> SUPPLIED DATA:
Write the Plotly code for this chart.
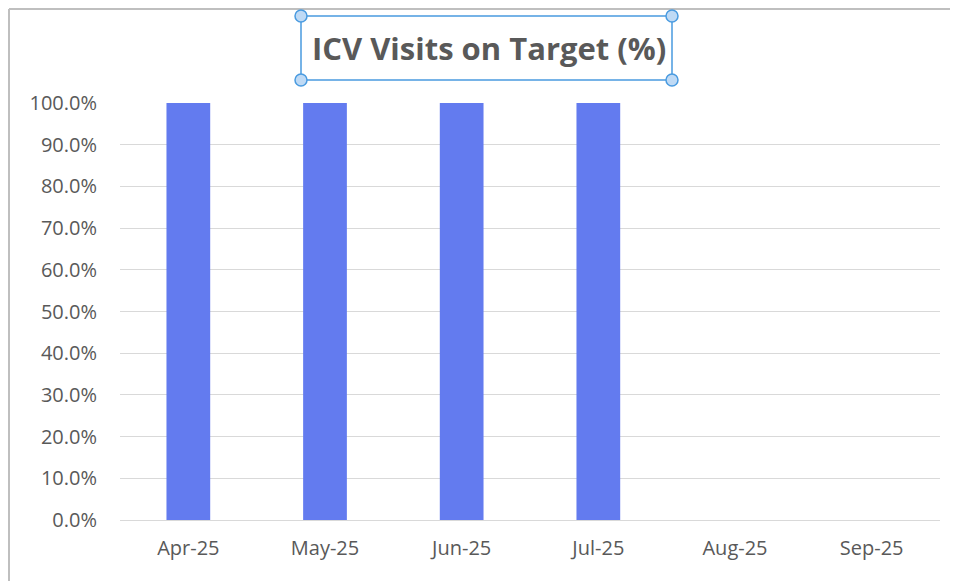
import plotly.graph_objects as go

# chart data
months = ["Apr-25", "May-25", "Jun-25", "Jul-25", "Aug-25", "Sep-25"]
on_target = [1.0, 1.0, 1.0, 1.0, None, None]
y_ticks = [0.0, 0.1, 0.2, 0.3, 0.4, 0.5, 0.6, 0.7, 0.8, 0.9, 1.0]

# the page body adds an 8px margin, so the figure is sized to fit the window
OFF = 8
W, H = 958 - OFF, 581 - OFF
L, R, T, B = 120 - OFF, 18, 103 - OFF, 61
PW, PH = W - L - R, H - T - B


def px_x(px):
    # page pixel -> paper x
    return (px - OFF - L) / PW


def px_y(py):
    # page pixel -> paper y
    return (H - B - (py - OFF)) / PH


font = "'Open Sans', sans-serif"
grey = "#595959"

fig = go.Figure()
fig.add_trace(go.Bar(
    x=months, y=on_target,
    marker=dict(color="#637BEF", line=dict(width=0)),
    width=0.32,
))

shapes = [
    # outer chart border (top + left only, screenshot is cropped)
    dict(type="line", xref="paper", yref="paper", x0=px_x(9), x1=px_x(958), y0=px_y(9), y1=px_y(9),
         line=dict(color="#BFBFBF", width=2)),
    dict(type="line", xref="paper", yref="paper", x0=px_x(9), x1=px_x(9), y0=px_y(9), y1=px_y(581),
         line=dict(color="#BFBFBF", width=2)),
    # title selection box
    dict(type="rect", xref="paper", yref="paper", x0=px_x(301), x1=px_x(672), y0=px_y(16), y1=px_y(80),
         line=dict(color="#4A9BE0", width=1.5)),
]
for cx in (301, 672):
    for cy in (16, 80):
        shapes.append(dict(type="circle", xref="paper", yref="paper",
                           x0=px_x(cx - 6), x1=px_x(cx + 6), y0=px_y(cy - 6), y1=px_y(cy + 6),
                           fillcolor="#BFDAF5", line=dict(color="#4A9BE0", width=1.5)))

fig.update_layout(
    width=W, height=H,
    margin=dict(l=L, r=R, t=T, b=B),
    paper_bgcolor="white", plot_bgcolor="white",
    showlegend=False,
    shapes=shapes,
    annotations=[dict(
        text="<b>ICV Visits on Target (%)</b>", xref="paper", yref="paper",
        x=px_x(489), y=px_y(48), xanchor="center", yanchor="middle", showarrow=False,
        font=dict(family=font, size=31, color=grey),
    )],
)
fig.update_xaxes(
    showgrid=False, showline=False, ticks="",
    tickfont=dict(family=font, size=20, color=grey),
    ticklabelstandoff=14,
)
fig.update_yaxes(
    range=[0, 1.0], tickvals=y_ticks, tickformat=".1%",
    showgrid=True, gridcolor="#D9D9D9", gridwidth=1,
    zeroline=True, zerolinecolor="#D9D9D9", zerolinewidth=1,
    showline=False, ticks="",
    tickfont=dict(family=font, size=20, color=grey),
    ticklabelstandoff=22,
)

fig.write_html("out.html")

> PROBLEM STATEMENT: Tally every line of the listing that holds the string "chart", then give the number by itself.

> OUTPUT OF THE EXERCISE: 3